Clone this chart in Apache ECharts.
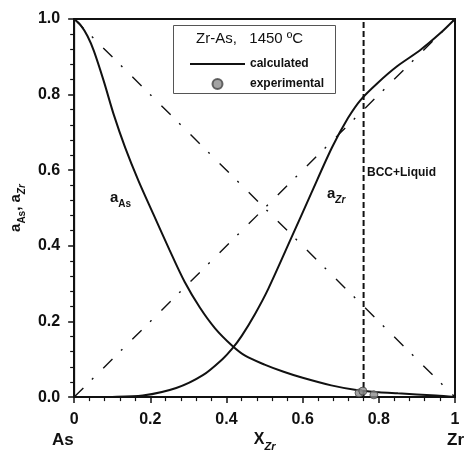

--

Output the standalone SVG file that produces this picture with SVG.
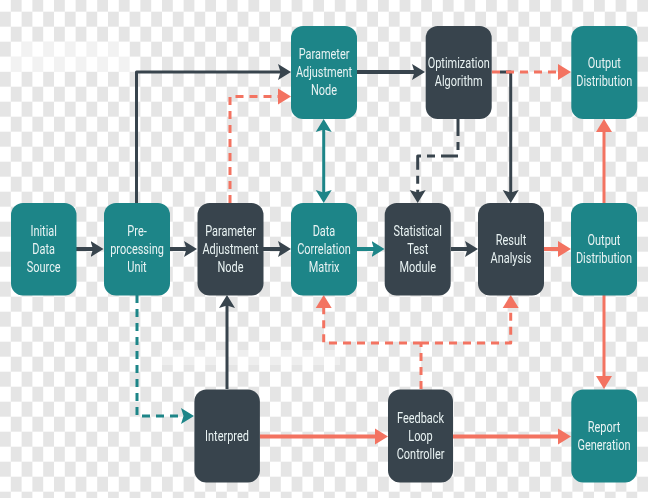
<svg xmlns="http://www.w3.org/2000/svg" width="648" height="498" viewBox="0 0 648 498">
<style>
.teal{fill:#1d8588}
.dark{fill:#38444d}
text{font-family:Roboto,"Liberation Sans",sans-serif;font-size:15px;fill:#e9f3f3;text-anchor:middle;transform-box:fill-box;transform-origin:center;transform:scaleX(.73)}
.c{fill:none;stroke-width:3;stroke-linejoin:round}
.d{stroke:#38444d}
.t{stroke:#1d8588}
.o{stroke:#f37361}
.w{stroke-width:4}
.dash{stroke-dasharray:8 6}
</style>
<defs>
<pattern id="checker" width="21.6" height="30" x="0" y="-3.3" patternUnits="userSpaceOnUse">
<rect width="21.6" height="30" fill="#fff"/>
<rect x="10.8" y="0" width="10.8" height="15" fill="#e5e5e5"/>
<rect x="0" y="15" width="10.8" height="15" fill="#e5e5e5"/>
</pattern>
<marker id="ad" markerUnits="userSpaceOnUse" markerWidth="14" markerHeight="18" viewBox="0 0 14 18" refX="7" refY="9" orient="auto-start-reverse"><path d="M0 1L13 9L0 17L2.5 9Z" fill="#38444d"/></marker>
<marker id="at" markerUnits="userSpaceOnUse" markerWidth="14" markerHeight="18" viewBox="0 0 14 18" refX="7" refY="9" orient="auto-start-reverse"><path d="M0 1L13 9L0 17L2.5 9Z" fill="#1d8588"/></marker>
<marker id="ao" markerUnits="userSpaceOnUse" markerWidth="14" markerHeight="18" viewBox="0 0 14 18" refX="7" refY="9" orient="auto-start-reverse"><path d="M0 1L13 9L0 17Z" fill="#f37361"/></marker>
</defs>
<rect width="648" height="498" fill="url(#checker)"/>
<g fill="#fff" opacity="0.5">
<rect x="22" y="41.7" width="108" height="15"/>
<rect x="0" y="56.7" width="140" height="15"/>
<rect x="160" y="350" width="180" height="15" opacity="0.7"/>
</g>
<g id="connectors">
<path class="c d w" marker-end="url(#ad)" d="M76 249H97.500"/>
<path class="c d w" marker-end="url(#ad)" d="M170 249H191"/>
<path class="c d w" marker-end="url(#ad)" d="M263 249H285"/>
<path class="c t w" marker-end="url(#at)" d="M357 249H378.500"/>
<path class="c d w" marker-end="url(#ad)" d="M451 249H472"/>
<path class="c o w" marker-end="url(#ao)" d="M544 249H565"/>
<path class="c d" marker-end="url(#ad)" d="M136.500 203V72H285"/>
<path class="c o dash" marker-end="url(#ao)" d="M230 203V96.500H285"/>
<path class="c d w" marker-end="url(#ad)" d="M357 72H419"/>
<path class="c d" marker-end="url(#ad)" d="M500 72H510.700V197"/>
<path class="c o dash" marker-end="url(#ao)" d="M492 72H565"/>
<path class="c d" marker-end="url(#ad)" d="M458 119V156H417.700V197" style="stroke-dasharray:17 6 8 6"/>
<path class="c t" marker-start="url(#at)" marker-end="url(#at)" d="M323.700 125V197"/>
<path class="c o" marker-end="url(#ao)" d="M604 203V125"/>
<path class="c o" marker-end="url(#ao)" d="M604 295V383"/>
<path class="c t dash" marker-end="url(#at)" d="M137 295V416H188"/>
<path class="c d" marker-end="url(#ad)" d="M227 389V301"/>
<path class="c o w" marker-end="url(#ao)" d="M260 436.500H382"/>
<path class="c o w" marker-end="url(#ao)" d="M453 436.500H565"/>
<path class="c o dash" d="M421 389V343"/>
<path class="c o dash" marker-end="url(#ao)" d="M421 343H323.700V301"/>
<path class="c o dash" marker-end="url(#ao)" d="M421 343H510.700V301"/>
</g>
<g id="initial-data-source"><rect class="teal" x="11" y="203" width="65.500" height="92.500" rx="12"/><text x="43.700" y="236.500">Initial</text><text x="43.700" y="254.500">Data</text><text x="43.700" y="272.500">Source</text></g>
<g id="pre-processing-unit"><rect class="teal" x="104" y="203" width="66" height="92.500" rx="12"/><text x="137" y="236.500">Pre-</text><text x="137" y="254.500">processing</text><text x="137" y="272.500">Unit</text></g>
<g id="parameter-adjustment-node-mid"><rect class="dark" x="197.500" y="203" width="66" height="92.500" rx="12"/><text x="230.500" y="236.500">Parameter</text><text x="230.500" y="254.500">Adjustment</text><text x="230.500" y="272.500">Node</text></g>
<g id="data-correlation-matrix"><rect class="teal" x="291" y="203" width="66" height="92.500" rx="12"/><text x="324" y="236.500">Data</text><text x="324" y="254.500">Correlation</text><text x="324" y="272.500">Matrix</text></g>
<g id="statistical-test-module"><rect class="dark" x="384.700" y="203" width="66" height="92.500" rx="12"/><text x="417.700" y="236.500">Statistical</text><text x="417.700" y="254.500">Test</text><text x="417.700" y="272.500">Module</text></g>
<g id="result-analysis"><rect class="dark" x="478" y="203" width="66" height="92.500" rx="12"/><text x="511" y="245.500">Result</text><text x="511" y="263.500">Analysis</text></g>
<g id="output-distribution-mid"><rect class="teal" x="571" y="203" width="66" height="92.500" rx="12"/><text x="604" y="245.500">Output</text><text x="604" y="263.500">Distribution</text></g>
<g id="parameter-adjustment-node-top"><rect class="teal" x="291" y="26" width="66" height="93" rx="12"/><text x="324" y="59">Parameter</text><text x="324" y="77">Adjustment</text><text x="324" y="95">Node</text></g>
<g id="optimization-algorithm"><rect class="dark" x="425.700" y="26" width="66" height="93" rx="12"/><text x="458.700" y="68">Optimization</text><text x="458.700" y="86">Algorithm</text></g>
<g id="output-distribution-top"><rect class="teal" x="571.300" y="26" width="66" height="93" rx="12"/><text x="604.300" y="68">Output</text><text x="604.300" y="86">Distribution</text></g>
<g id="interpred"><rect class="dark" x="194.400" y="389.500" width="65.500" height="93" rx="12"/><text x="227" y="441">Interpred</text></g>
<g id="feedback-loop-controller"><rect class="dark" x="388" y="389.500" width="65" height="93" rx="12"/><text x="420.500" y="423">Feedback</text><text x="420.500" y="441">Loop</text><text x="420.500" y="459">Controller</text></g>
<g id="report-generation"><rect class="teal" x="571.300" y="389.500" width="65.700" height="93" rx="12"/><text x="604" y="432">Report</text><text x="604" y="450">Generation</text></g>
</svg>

> [What is expected]: Which lines hold the word "this"? Copy all of them.

> [The result]:
Clone this chart in Apache ECharts.
Output the standalone SVG file that produces this picture with SVG.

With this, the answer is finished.